Wednesday, April 17, 2024

Boston Men Indicted for Unlawful Trafficking of Machinegun Conversion Devices

Two 3-D printers, 3-D printing material, machinegun conversion devices, a ballistic vest as well as firearms, ammunition and magazines were seized. 

Two Boston men have been indicted by a federal grand jury in Boston for illegally selling a dozen machinegun conversion devices.

Elijah Navarro, 24, and Michael Wilkerson, 22, were indicted on one count each of engaging in the business as a manufacturer or dealer in firearms. Wilkerson and Navarro were also indicted on one count and two counts, respectively, of transferring or possessing a machine gun. The defendants were previously arrested and charged by criminal complaint on Feb. 16, 2023.
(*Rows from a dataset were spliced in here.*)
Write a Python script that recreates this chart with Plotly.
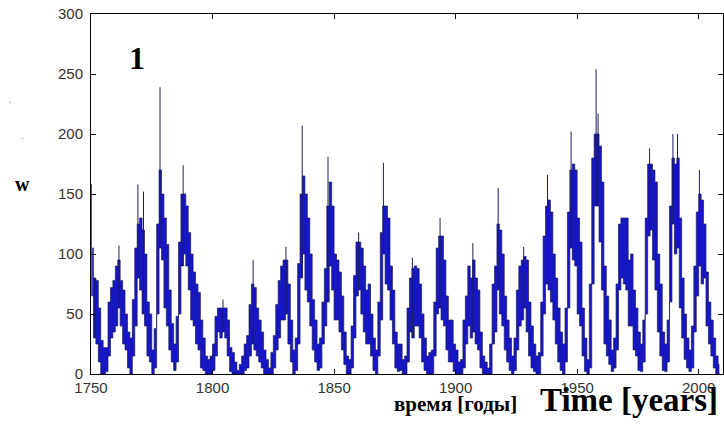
import plotly.graph_objects as go

years = list(range(1750, 2009))

# upper edge of the dense band of monthly values, per year
w_high = [
    105, 80, 78, 55, 28, 22, 22, 60, 72, 78,
    90, 95, 78, 70, 50, 35, 30, 62, 105, 125,
    130, 120, 100, 60, 50, 20, 38, 125, 170, 150,
    130, 108, 70, 42, 25, 48, 110, 150, 150, 140,
    118, 100, 85, 75, 68, 45, 30, 15, 12, 15,
    25, 48, 55, 55, 55, 55, 45, 22, 18, 10,
    3, 8, 15, 25, 32, 58, 75, 72, 55, 45,
    35, 20, 12, 5, 18, 32, 58, 78, 90, 95,
    95, 75, 45, 20, 30, 92, 150, 165, 150, 130,
    100, 62, 45, 25, 30, 60, 88, 140, 160, 140,
    100, 95, 85, 65, 35, 15, 12, 40, 82, 110,
    110, 105, 90, 70, 75, 50, 30, 20, 60, 118,
    140, 140, 130, 90, 70, 35, 25, 25, 12, 15,
    55, 80, 88, 90, 88, 75, 50, 30, 15, 18,
    20, 60, 105, 115, 115, 95, 65, 45, 45, 25,
    20, 10, 12, 45, 65, 90, 80, 95, 80, 70,
    35, 15, 10, 5, 25, 75, 90, 125, 120, 100,
    65, 45, 30, 15, 30, 70, 90, 95, 98, 95,
    60, 40, 25, 15, 18, 60, 115, 140, 145, 135,
    100, 80, 55, 35, 25, 55, 135, 170, 175, 170,
    130, 110, 55, 30, 12, 75, 180, 200, 200, 190,
    160, 90, 65, 45, 20, 30, 75, 125, 130, 130,
    130, 95, 100, 70, 55, 35, 25, 45, 130, 175,
    175, 170, 160, 100, 75, 35, 25, 45, 140, 180,
    175, 180, 130, 80, 50, 30, 20, 40, 90, 135,
    150, 145, 125, 85, 60, 45, 30, 15, 8,
]

# lower edge of the band of monthly values, per year
w_low = [
    65, 30, 25, 10, 0, 0, 2, 15, 30, 35,
    40, 55, 40, 25, 20, 5, 0, 15, 40, 80,
    70, 50, 40, 15, 10, 0, 5, 50, 105, 95,
    55, 40, 20, 10, 3, 10, 50, 90, 100, 90,
    70, 45, 40, 25, 20, 5, 3, 0, 0, 0,
    3, 15, 35, 30, 35, 30, 15, 2, 0, 0,
    0, 0, 0, 3, 5, 15, 25, 20, 15, 10,
    5, 0, 0, 0, 0, 5, 20, 30, 45, 45,
    50, 25, 10, 0, 3, 25, 80, 100, 70, 60,
    40, 20, 10, 3, 5, 25, 40, 60, 90, 70,
    45, 45, 35, 20, 8, 0, 0, 5, 30, 65,
    70, 50, 35, 25, 25, 15, 3, 0, 15, 45,
    100, 75, 70, 45, 25, 5, 2, 3, 0, 0,
    10, 35, 30, 40, 40, 30, 10, 3, 0, 0,
    0, 15, 50, 55, 45, 40, 20, 10, 10, 2,
    0, 0, 0, 5, 25, 40, 30, 35, 25, 20,
    5, 0, 0, 0, 0, 25, 35, 70, 50, 40,
    20, 10, 3, 0, 3, 20, 40, 45, 55, 35,
    15, 5, 2, 0, 0, 15, 50, 75, 70, 60,
    45, 25, 10, 3, 0, 10, 55, 105, 95, 90,
    50, 40, 15, 2, 0, 5, 75, 140, 140, 110,
    70, 25, 15, 8, 2, 5, 20, 70, 80, 75,
    70, 40, 40, 20, 15, 3, 2, 10, 50, 115,
    120, 95, 70, 35, 15, 3, 2, 10, 60, 125,
    100, 105, 55, 30, 12, 5, 2, 5, 35, 65,
    90, 75, 80, 40, 25, 15, 5, 0, 0,
]

# isolated monthly spikes above the band (time, value)
spike_t = [1750.1, 1751.6, 1761.5, 1769.3, 1771.6, 1778.4, 1787.9, 1804.3,
           1816.7, 1830.2, 1836.9, 1847.5, 1860.1, 1870.3, 1882.2, 1893.6,
           1907.1, 1917.5, 1928.0, 1937.8, 1947.5, 1957.8, 1958.6, 1979.8,
           1989.4, 1991.3, 2000.3]
spike_v = [158, 80, 107, 158, 152, 239, 174, 62,
           95, 106, 207, 181, 118, 176, 97, 130,
           109, 155, 106, 166, 202, 254, 217, 188,
           200, 200, 170]

x_ticks = [1750, 1800, 1850, 1900, 1950, 2000]
y_ticks = [0, 50, 100, 150, 200, 250, 300]

xc = [yr + 0.5 for yr in years]
band_blue = "#1616c2"
edge = "#1d1d5e"

fig = go.Figure()
fig.add_trace(go.Scatter(x=xc, y=w_low, mode="lines", line_shape="hvh",
                         line=dict(color=edge, width=0.7),
                         showlegend=False, hoverinfo="skip"))
fig.add_trace(go.Scatter(x=xc, y=w_high, mode="lines", line_shape="hvh",
                         fill="tonexty", fillcolor=band_blue,
                         line=dict(color=edge, width=0.7),
                         showlegend=False, hoverinfo="skip"))

sx, sy = [], []
for t, v in zip(spike_t, spike_v):
    base = w_low[int(t) - years[0]]
    sx += [t, t, None]
    sy += [base, v, None]
fig.add_trace(go.Scatter(x=sx, y=sy, mode="lines",
                         line=dict(color=edge, width=1),
                         showlegend=False, hoverinfo="skip"))

axis_common = dict(showgrid=False, zeroline=False, showline=True,
                   linecolor="black", linewidth=1, mirror="ticks",
                   ticks="inside", ticklen=5, tickcolor="black", tickwidth=1,
                   automargin=False,
                   tickfont=dict(family="Liberation Sans, Arial", size=15,
                                 color="#333333"))

fig.update_xaxes(range=[1750, 2010], tickvals=x_ticks,
                 ticktext=[str(v) for v in x_ticks], **axis_common)
fig.update_yaxes(range=[0, 300], tickvals=y_ticks, ticklabelstandoff=4,
                 ticktext=[str(v) for v in y_ticks], **axis_common)

serif = "Liberation Serif, Times New Roman, serif"
ann = [
    dict(text="<b>1</b>", x=0.0728, y=0.878, font=dict(family=serif, size=32, color="black")),
    dict(text="<b>w</b>", x=-0.109, y=0.528, font=dict(family=serif, size=20, color="black")),
    dict(text="<b>время [годы]</b>", x=0.577, y=-0.083, font=dict(family=serif, size=21, color="black")),
    dict(text="<b>Time [years]</b>", x=0.852, y=-0.072, font=dict(family=serif, size=33, color="black")),
    dict(text=".", x=-0.127, y=0.763, font=dict(family=serif, size=10, color="#888888")),
    dict(text=".", x=-0.109, y=0.663, font=dict(family=serif, size=10, color="#888888")),
]
for a in ann:
    a.update(xref="paper", yref="paper", showarrow=False, xanchor="center", yanchor="middle")

fig.update_layout(width=724, height=446,
                  margin=dict(l=91, r=1, t=14, b=72),
                  paper_bgcolor="white", plot_bgcolor="white",
                  annotations=ann)

# remove the default page margin so the figure sits at the window's corner
fig.write_html("out.html", config={"displayModeBar": False},
               post_script="document.body.style.margin='0';document.body.style.overflow='hidden';")
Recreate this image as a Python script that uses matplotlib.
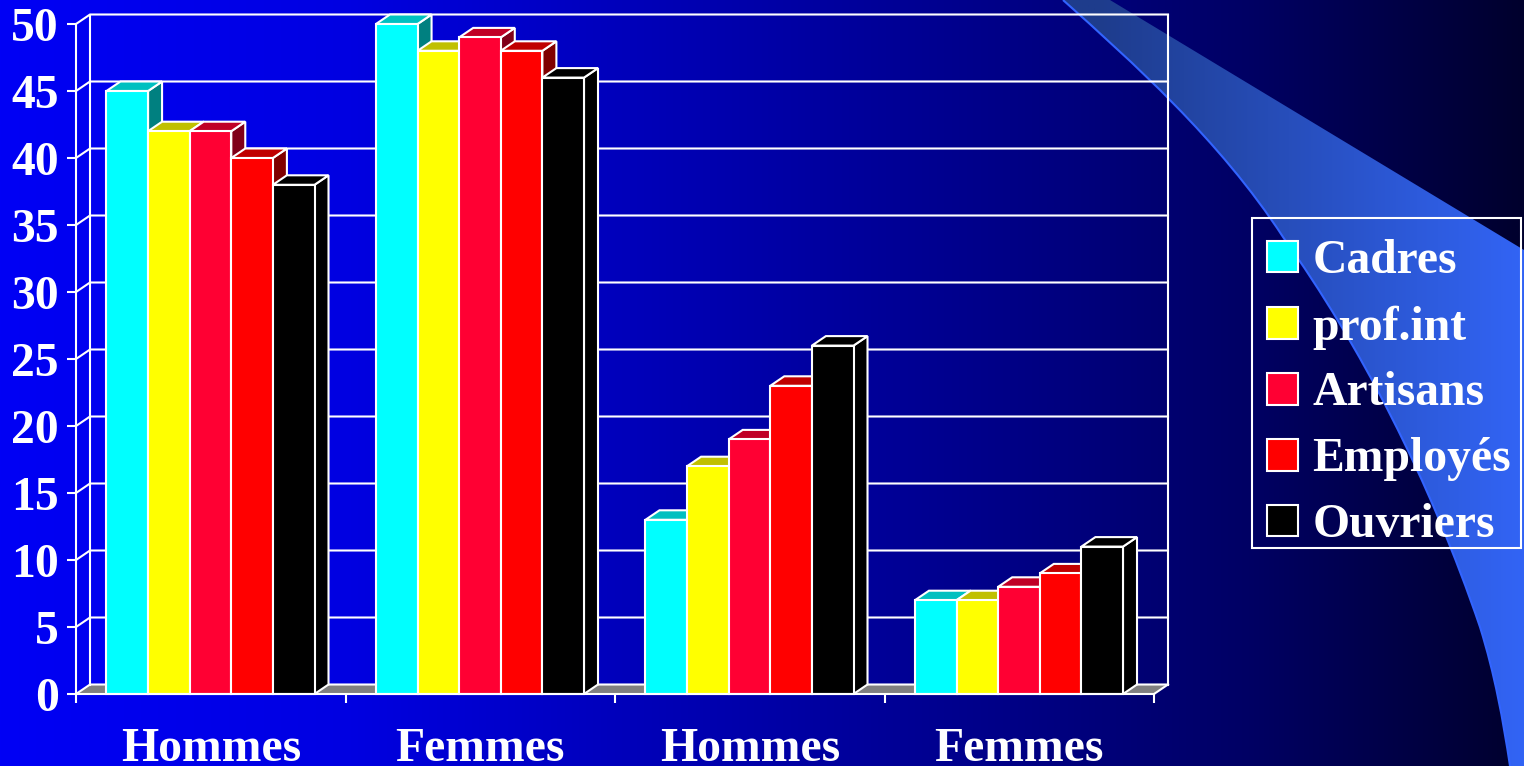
import numpy as np
import matplotlib
matplotlib.use('Agg')
import matplotlib.pyplot as plt
from matplotlib.patches import Patch, PathPatch, Polygon, Rectangle
from matplotlib.path import Path

# chart values
categories = ['Hommes', 'Femmes', 'Hommes', 'Femmes']
series_names = ['Cadres', 'prof.int', 'Artisans', 'Employés', 'Ouvriers']
cadres = [45, 50, 13, 7]
prof_int = [42, 48, 17, 7]
artisans = [42, 49, 19, 8]
employes = [40, 48, 23, 9]
ouvriers = [38, 46, 26, 11]
series = [cadres, prof_int, artisans, employes, ouvriers]

# front, top, side colours
front_colors = ['#00ffff', '#ffff00', '#ff0033', '#ff0000', '#000000']
top_colors = ['#00c0c0', '#c0c000', '#c00026', '#c00000', '#000000']
side_colors = ['#008080', '#808000', '#800019', '#800000', '#000000']

W, H = 1524, 766
FS = 34.3
plt.rcParams['font.family'] = ['Liberation Serif']
plt.rcParams['font.weight'] = 'bold'

fig = plt.figure(figsize=(W / 100, H / 100), dpi=100)

# background in pixel coordinates
bg = fig.add_axes([0, 0, 1, 1], zorder=0)
bg.axis('off')

xs = np.linspace(0, W, 512)
grad = np.zeros((2, 512, 3))
grad[:, :, 2] = np.interp(xs, [0, 350, 600, 1040, 1250, 1524], [245, 225, 190, 130, 100, 45]) / 255
bg.imshow(grad, extent=[0, W, H, 0], aspect='auto', zorder=0)

# the swoosh top right
verts = [(1063, 0), (1130, 60), (1220, 140), (1283, 237),
         (1360, 345), (1430, 480), (1480, 627),
         (1495, 675), (1503, 720), (1510, 766),
         (1524, 766), (1524, 250), (1110, 0), (1063, 0)]
codes = [Path.MOVETO] + [Path.CURVE4] * 9 + [Path.LINETO] * 3 + [Path.CLOSEPOLY]
swoosh = PathPatch(Path(verts, codes), fc='none', ec='none', transform=bg.transData)
bg.add_patch(swoosh)
t = np.clip((xs - 1100) / 424, 0, 1)
sw = np.zeros((2, 512, 3))
sw[:, :, 0] = (30 + 20 * t) / 255
sw[:, :, 1] = (60 + 40 * t) / 255
sw[:, :, 2] = (140 + 105 * t) / 255
im = bg.imshow(sw, extent=[0, W, H, 0], aspect='auto', zorder=1)
im.set_clip_path(swoosh)
edge = Path(verts[:10], codes[:10])
bg.add_patch(PathPatch(edge, fc='none', ec='#3264ff', lw=1.5, zorder=2))
# legend box
bg.add_patch(Rectangle((1252, 218), 269, 330, fc='none', ec='white', lw=1.5, zorder=3))
bg.set_xlim(0, W)
bg.set_ylim(H, 0)

# main axes
ax = fig.add_axes([76 / W, (H - 694) / H, 1078 / W, 670 / H], zorder=1)
ax.patch.set_alpha(0)
ax.set_xlim(0, 4)
ax.set_ylim(0, 50)
dx = 14 / (1078 / 4)
dy = 9.5 / (670 / 50)
bar_w = 0.1544
start = 0.113

# back walls and floor
ax.add_patch(Polygon([(0, 0), (dx, dy), (4 + dx, dy), (4, 0)], fc='#808080', ec='none', zorder=1, clip_on=False))
for v in range(0, 55, 5):
    ax.plot([0, dx, 4 + dx], [v, v + dy, v + dy], color='white', lw=1.5, zorder=2, clip_on=False)
ax.plot([dx, dx], [dy, 50 + dy], color='white', lw=1.5, zorder=2, clip_on=False)
ax.plot([4 + dx, 4 + dx], [dy, 50 + dy], color='white', lw=1.5, zorder=2, clip_on=False)
ax.plot([4, 4 + dx], [0, dy], color='white', lw=1.5, zorder=2, clip_on=False)

# bars, left to right so that each one hides the side of the one before
z = 3
for g in range(len(categories)):
    for s, vals in enumerate(series):
        x0 = g + start + s * bar_w
        v = vals[g]
        ax.add_patch(Polygon([(x0 + bar_w, 0), (x0 + bar_w + dx, dy), (x0 + bar_w + dx, v + dy), (x0 + bar_w, v)],
                             fc=side_colors[s], ec='white', lw=1.5, zorder=z, clip_on=False))
        ax.add_patch(Polygon([(x0, v), (x0 + dx, v + dy), (x0 + bar_w + dx, v + dy), (x0 + bar_w, v)],
                             fc=top_colors[s], ec='white', lw=1.5, zorder=z, clip_on=False))
        ax.bar(x0, v, width=bar_w, align='edge', color=front_colors[s], edgecolor='white', lw=1.5, zorder=z + 1, clip_on=False)
        z += 2

for name in ['top', 'right']:
    ax.spines[name].set_visible(False)
for name in ['left', 'bottom']:
    ax.spines[name].set_color('white')
    ax.spines[name].set_linewidth(1.5)
    ax.spines[name].set_zorder(50)

ax.set_yticks(range(0, 55, 5))
ax.set_xticks(range(5))
ax.set_xticklabels([])
ax.set_xticks([i + 0.5 for i in range(4)], minor=True)
ax.set_xticklabels(categories, minor=True)
ax.tick_params(axis='x', which='minor', length=0, pad=24, labelsize=FS, labelcolor='white')
ax.tick_params(axis='x', which='major', length=6.5, width=1.5, color='white')
ax.tick_params(axis='y', length=6.5, width=1.5, color='white', labelsize=FS, labelcolor='white', pad=6)

# legend, the box around it is drawn above
handles = [Patch(fc=c, ec='white', lw=1.5) for c in front_colors]
leg = ax.legend(handles, series_names, loc='upper left',
                bbox_to_anchor=(1252 / W, 1 - 224 / H), bbox_transform=fig.transFigure,
                borderaxespad=0, fontsize=FS, frameon=False, labelcolor='white',
                handlelength=0.65, handleheight=0.65,
                handletextpad=0.3, labelspacing=0.46, borderpad=0.32)
leg.set_zorder(100)

fig.savefig('out.png', dpi=100)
“When we look at crime data for Boston in 2022, our city remains one of very few urban centers in the country where overall violent crime remains down.  Every illegal firearm and conversion device we take off the street is preventing a potential homicide, shooting or maiming. Every piece of illegal ammunition we seize represents a life saved. The proliferation of illegal firearms and deadly conversion devices in our Commonwealth is a public health and a public safety crisis,” said United States Attorney Rachael S. Rollins. “Mr. Navarro and Mr. Wilkerson allegedly possessed unregistered machinegun conversion devices that turn already deadly firearms into weapons of war. Our city is far too familiar with the deadly and devastating effects of gun violence. In 2021, we had 40 homicides in Boston and in 2022 we had 41 homicides. The overwhelming majority of those murders were committed with an unregistered firearm by a person expressly prohibited from possessing one. According to the Boston Police Department, fatal shootings rose by eight between 2021 and 2022. Every case we charge that removes an illegal firearm, conversion device or ammunition from the streets of Boston and Massachusetts and ultimately holds prohibited users accountable matters. We will continue to charge these types of cases and work closely with our state, local and federal law enforcement partners to end gun violence.”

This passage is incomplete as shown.